OK so it was HARDLY that bad, but for the expectations I had set forth for myself on the project I had been working on for several months, we'll just say I really wasn't in a dancing mood. 

You see, I'd come to meet this Funny Car driver (actually, through my works on this magazine) and we hit it off pretty well, and I'd made a tape for him, which I had hoped would springboard into other projects down the road. You could say I had all the dominoes lined up, ready to fall -- I must clarify, I mean the iconic wooden game-pieces, not the pizzas that used to deliver in 30 minutes, which, ironically, tasted as if they were made out of said iconic game pieces. When I mailed the tape off though, sensing that it was not my best work (it happens) I tossed in the caveat "if you don't like it, send it back,; no shot, no foul" which brings us back to me, standing at the mailbox staring at a rather familiar looking bubble-mailer...sigh. 

Vince Lombardi once said "the glory is not in the rising, it is rising after you've fallen", so with that and a buncha other motivational clap-trap in one hand and the mail in my other, I do what any hard-working American does at the end of a grand-master-stinko kinda day, I moved on to an establishment where "everybody knows my name."

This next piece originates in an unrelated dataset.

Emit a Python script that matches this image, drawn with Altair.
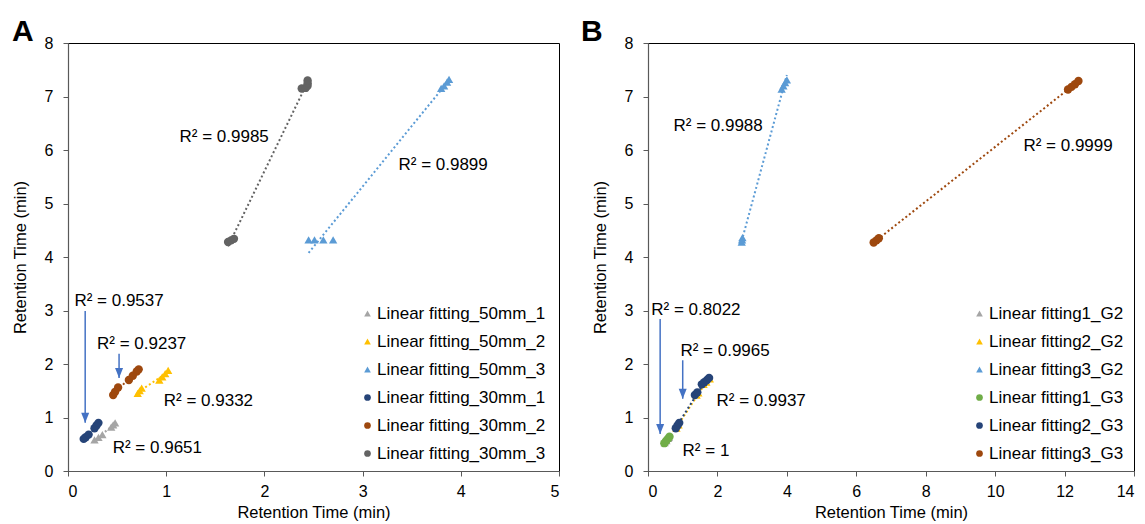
import altair as alt
import pandas as pd

FONT = "Liberation Sans"

# ---------------- Panel A data ----------------
A_SERIES = ["Linear fitting_50mm_1", "Linear fitting_50mm_2", "Linear fitting_50mm_3",
            "Linear fitting_30mm_1", "Linear fitting_30mm_2", "Linear fitting_30mm_3"]
A_COLORS = ["#A5A5A5", "#FFC000", "#5B9BD5", "#264478", "#9E480E", "#636363"]
A_SHAPES = ["triangle-up", "triangle-up", "triangle-up", "circle", "circle", "circle"]

a50_1_x = [0.27, 0.31, 0.35, 0.44, 0.46, 0.48]
a50_1_y = [0.58, 0.63, 0.68, 0.82, 0.86, 0.90]
a50_2_x = [0.71, 0.73, 0.75, 0.93, 0.96, 0.99, 1.02]
a50_2_y = [1.45, 1.50, 1.55, 1.70, 1.76, 1.82, 1.88]
a50_3_x = [2.45, 2.51, 2.60, 2.70, 3.80, 3.83, 3.86, 3.88]
a50_3_y = [4.32, 4.32, 4.32, 4.32, 7.15, 7.20, 7.27, 7.32]
a30_1_x = [0.16, 0.18, 0.21, 0.27, 0.29, 0.31]
a30_1_y = [0.60, 0.63, 0.68, 0.80, 0.85, 0.90]
a30_2_x = [0.46, 0.48, 0.51, 0.62, 0.66, 0.70, 0.72]
a30_2_y = [1.42, 1.48, 1.56, 1.70, 1.78, 1.86, 1.90]
a30_3_x = [1.63, 1.66, 1.69, 2.38, 2.42, 2.44, 2.44, 2.44]
a30_3_y = [4.28, 4.31, 4.34, 7.15, 7.16, 7.20, 7.25, 7.30]

A_LABELS = ["R² = 0.9985", "R² = 0.9899", "R² = 0.9537", "R² = 0.9237", "R² = 0.9332", "R² = 0.9651"]
A_LABEL_X = [1.59, 3.82, 0.52, 0.75, 1.43, 0.91]
A_LABEL_Y = [6.24, 5.72, 3.18, 2.37, 1.31, 0.43]

A_ARROW_X = [0.175, 0.52]
A_ARROW_Y0 = [2.99, 2.19]
A_ARROW_Y1 = [0.90, 1.74]

# ---------------- Panel B data ----------------
B_SERIES = ["Linear fitting1_G2", "Linear fitting2_G2", "Linear fitting3_G2",
            "Linear fitting1_G3", "Linear fitting2_G3", "Linear fitting3_G3"]
B_COLORS = ["#A5A5A5", "#FFC000", "#5B9BD5", "#70AD47", "#264478", "#9E480E"]
B_SHAPES = ["triangle-up", "triangle-up", "triangle-up", "circle", "circle", "circle"]

b1_g2_x = [0.48, 0.53, 0.58, 0.60]
b1_g2_y = [0.53, 0.57, 0.61, 0.63]
b2_g2_x = [0.82, 0.88, 1.40, 1.45, 1.60, 1.68, 1.78]
b2_g2_y = [0.80, 0.86, 1.42, 1.46, 1.62, 1.66, 1.72]
b3_g2_x = [2.70, 2.71, 2.72, 3.85, 3.90, 3.95, 4.00]
b3_g2_y = [4.28, 4.32, 4.36, 7.14, 7.20, 7.26, 7.31]
b1_g3_x = [0.47, 0.52, 0.57, 0.62]
b1_g3_y = [0.52, 0.56, 0.60, 0.64]
b2_g3_x = [0.80, 0.85, 0.90, 1.35, 1.42, 1.55, 1.62, 1.70, 1.76]
b2_g3_y = [0.80, 0.85, 0.90, 1.42, 1.47, 1.62, 1.66, 1.70, 1.74]
b3_g3_x = [6.50, 6.58, 6.65, 12.10, 12.20, 12.30, 12.40]
b3_g3_y = [4.27, 4.31, 4.35, 7.13, 7.18, 7.23, 7.29]

B_LABELS = ["R² = 0.9988", "R² = 0.9999", "R² = 0.8022", "R² = 0.9965", "R² = 0.9937", "R² = 1"]
B_LABEL_X = [2.02, 12.10, 1.38, 2.22, 3.26, 1.67]
B_LABEL_Y = [6.45, 6.07, 3.01, 2.24, 1.31, 0.37]

B_ARROW_X = [0.35, 1.00]
B_ARROW_Y0 = [2.84, 2.07]
B_ARROW_Y1 = [0.69, 1.35]

ARROW_COLOR = "#4472C4"
ARROW_SHAPE = "M0,0L-0.8,-2L0.8,-2Z"


def points_df(series, xs, ys):
    rows = []
    for s, xv, yv in zip(series, xs, ys):
        for a, b in zip(xv, yv):
            rows.append({"series": s, "x": a, "y": b})
    return pd.DataFrame(rows)


def panel(letter, letter_dx, series, colors, shapes, xs, ys, xmax, xstep, plot_w,
          labels, lx, ly, ax, ay0, ay1, legend_x):
    df = points_df(series, xs, ys)
    xscale = alt.Scale(domain=[0, xmax], nice=False)
    yscale = alt.Scale(domain=[0, 8], nice=False)
    xaxis = alt.Axis(values=list(range(0, xmax + 1, xstep)), format="d",
                     title="Retention Time (min)")
    yaxis = alt.Axis(values=list(range(0, 9)), format="d",
                     title="Retention Time (min)")

    # trendline colours: same pairs, listed in reverse so that this (hidden)
    # scale never merges with the point legend
    lines = alt.Chart(df).transform_regression(
        "x", "y", groupby=["series"]
    ).mark_line(strokeDash=[2, 2.5], strokeWidth=2).encode(
        x=alt.X("x:Q", scale=xscale, axis=xaxis),
        y=alt.Y("y:Q", scale=yscale, axis=yaxis),
        stroke=alt.Stroke("series:N",
                          scale=alt.Scale(domain=series[::-1], range=colors[::-1]),
                          legend=None),
        detail="series:N",
    )

    legend = alt.Legend(title=None, orient="none", legendX=legend_x, legendY=262,
                        labelFontSize=17, labelFont=FONT, labelColor="#000000",
                        symbolSize=45, rowPadding=10, labelOffset=1, padding=0,
                        symbolStrokeWidth=0, labelLimit=400)
    pts = alt.Chart(df).mark_point(filled=True, opacity=1, size=70).encode(
        x=alt.X("x:Q", scale=xscale, axis=xaxis),
        y=alt.Y("y:Q", scale=yscale, axis=yaxis),
        color=alt.Color("series:N", scale=alt.Scale(domain=series, range=colors), legend=legend),
        shape=alt.Shape("series:N", scale=alt.Scale(domain=series, range=shapes), legend=legend),
    )

    tdf = pd.DataFrame({"label": labels, "x": lx, "y": ly})
    texts = alt.Chart(tdf).mark_text(fontSize=17, font=FONT, color="#000000",
                                     align="center", baseline="middle").encode(
        x=alt.X("x:Q", scale=xscale), y=alt.Y("y:Q", scale=yscale), text="label:N")

    adf = pd.DataFrame({"x": ax, "y0": ay0, "y1": ay1})
    shafts = alt.Chart(adf).mark_rule(color=ARROW_COLOR, strokeWidth=1.5).encode(
        x=alt.X("x:Q", scale=xscale), y=alt.Y("y0:Q", scale=yscale), y2="y1:Q")
    heads = alt.Chart(adf).mark_point(shape=ARROW_SHAPE, filled=True, opacity=1,
                                      size=100, color=ARROW_COLOR).encode(
        x=alt.X("x:Q", scale=xscale), y=alt.Y("y1:Q", scale=yscale))

    ldf = pd.DataFrame({"t": [letter]})
    letter_mark = alt.Chart(ldf).mark_text(fontSize=30, fontWeight="bold", font=FONT,
                                           color="#000000", align="left",
                                           baseline="alphabetic").encode(
        x=alt.value(letter_dx), y=alt.value(-2), text="t:N")

    return alt.layer(lines, shafts, heads, pts, texts, letter_mark).properties(
        width=plot_w, height=428)


panel_a = panel("A", -56, A_SERIES, A_COLORS, A_SHAPES,
                [a50_1_x, a50_2_x, a50_3_x, a30_1_x, a30_2_x, a30_3_x],
                [a50_1_y, a50_2_y, a50_3_y, a30_1_y, a30_2_y, a30_3_y],
                5, 1, 491, A_LABELS, A_LABEL_X, A_LABEL_Y,
                A_ARROW_X, A_ARROW_Y0, A_ARROW_Y1, 291)
panel_b = panel("B", -67, B_SERIES, B_COLORS, B_SHAPES,
                [b1_g2_x, b2_g2_x, b3_g2_x, b1_g3_x, b2_g3_x, b3_g3_x],
                [b1_g2_y, b2_g2_y, b3_g2_y, b1_g3_y, b2_g3_y, b3_g3_y],
                14, 2, 486, B_LABELS, B_LABEL_X, B_LABEL_Y,
                B_ARROW_X, B_ARROW_Y0, B_ARROW_Y1, 323)

chart = alt.hconcat(panel_a, panel_b, spacing=20).resolve_scale(
    color="independent", shape="independent", stroke="independent"
).properties(
    padding={"left": 3, "top": 8, "right": 0, "bottom": 0}
).configure(font=FONT).configure_axis(
    grid=False, domainColor="#595959", domainWidth=1.2, tickColor="#595959",
    tickSize=5, labelFontSize=16, labelColor="#000000", labelFont=FONT,
    titleFontSize=16.5, titleFontWeight="normal", titleColor="#000000", titleFont=FONT,
).configure_axisX(labelPadding=7, titlePadding=5).configure_axisY(
    labelPadding=10, titlePadding=16
).configure_view(stroke="#000000", strokeWidth=1)

chart.save("out.html", embed_options={"renderer": "svg", "actions": False})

Fortunately there's such an arrangement right next door to my studio.  Stroll over to the jukebox; what sounds good tonight?  Well, when the going gets tough, the tough play Deep Purple, and this night their legendary appearance at Ontario Motor Speedway, a part of California Jam, is just what the doctor ordered. (Any concert where the band is forced to flee an enraged Santa Anita Fire Marshal via helicopter is clearly my kind of show!) And so, with tonight’s forecast calling for "continued optimism with widely scattered malt-themed beverages, and a 25 to 50% chance of 'Jackyl-Juice'" the sounds of the enfante-terrible peeling through the opening riff of BURN filled the room, and I began opening the now notorious parcel.